5. What new skills/training do I need to meet my career/business goals?

Verify the necessity and value of further training and find courses. Which new communities could I join to help me move into this new world?

I am starting work on question one right now! Good luck with your own search for success and happiness.

What am I like?

As a child of the seventies, it was never about me. The grown-ups ruled the roost and there was little interest in understanding the personality of a child or what they enjoyed. This was not unusual, it was just how it was in the seventies. Our parents didn’t put themselves out to accommodate our needs or interests, as parents do today, we just had to work around the adults. When it was time to go to university I was not taken to any open days (were there even any open days?) and was given very little guidance about what to good with my life. The upshot was that I ended up doing a degree that I wasn’t really interested in and not doing very well. But, as I say, this is just the way things were and, at the time, I didn’t feel short-changed.

The point is, that it was never about me. I had a few years of a good career after university, but then the past eighteen years have really been all about my family. The career is a distant memory, discarded in favour of a ‘convenient’ job that would fit around the children.
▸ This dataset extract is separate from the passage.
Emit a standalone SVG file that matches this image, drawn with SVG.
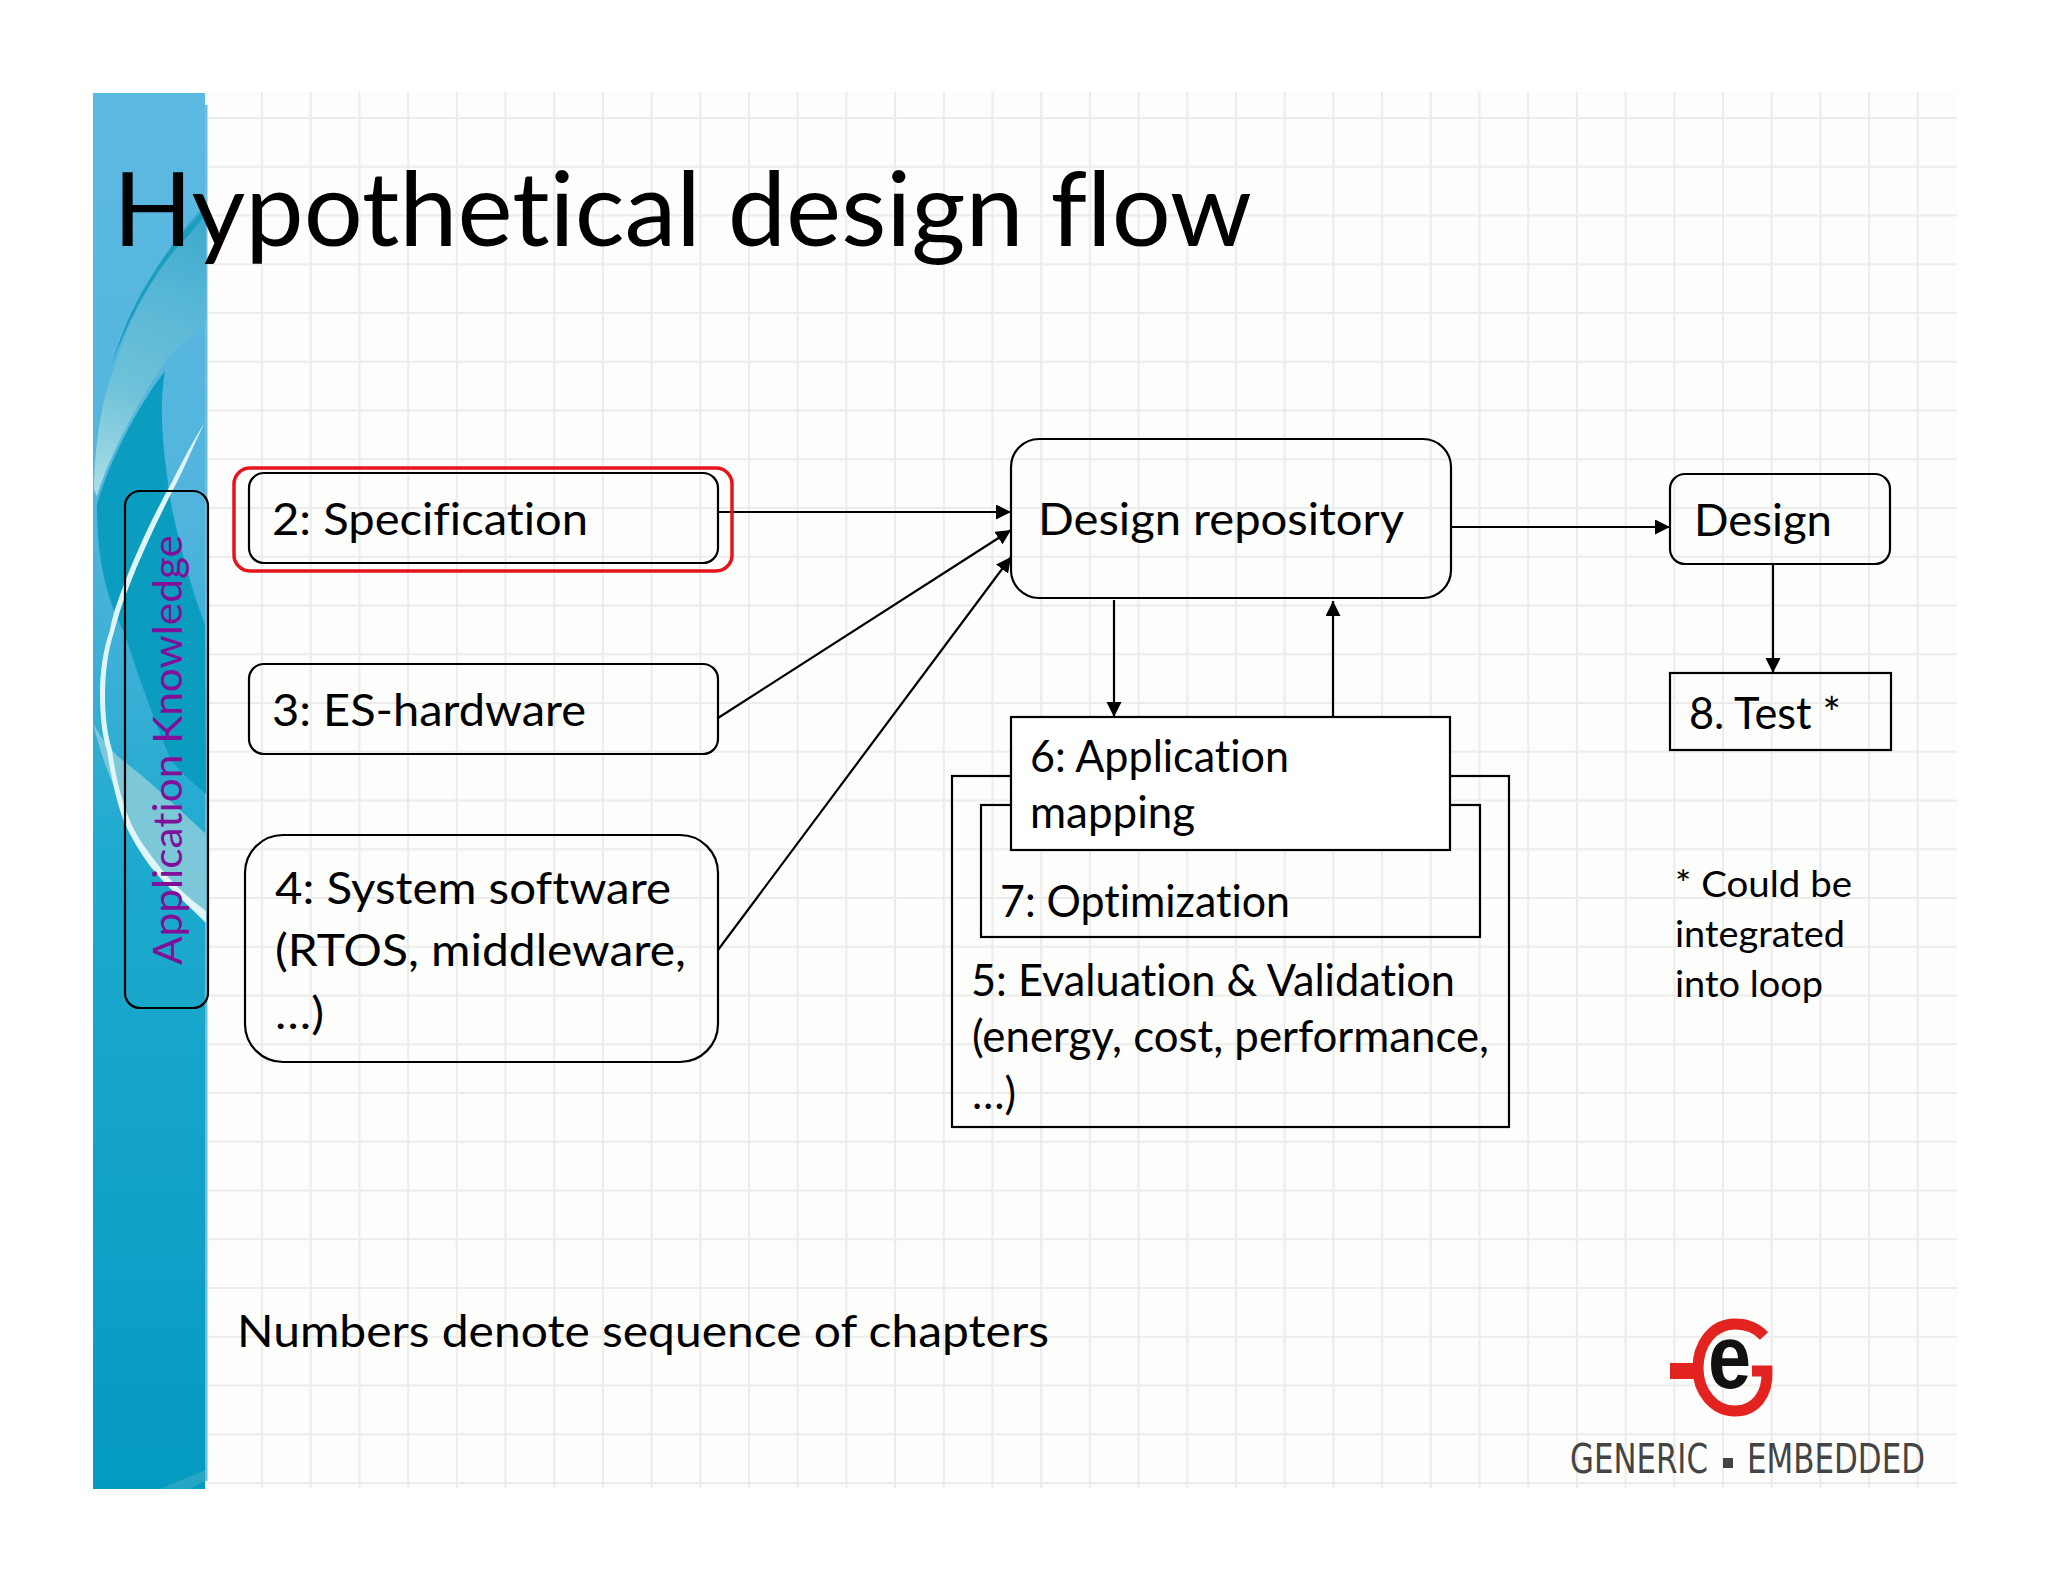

My eldest is about to leave for university and I am suddenly faced with myself, my limited achievements and a gaping void ahead of me. Finally, it is going to be about me, but that terrifies me as I realise that I have no idea what I like, what I am good at or what an earth I am going to do next. I can see that over the next 12 months I am going to be confronted with myself and that is not an appealing prospect. I will either emerge like a phoenix from the flames or shuffle into old age, unremarkable and unnoticed. It is finally about me, whether I like it or not, and I need to find the strength to pursue the phoenix option, even though at the moment I can’t see how I will get there.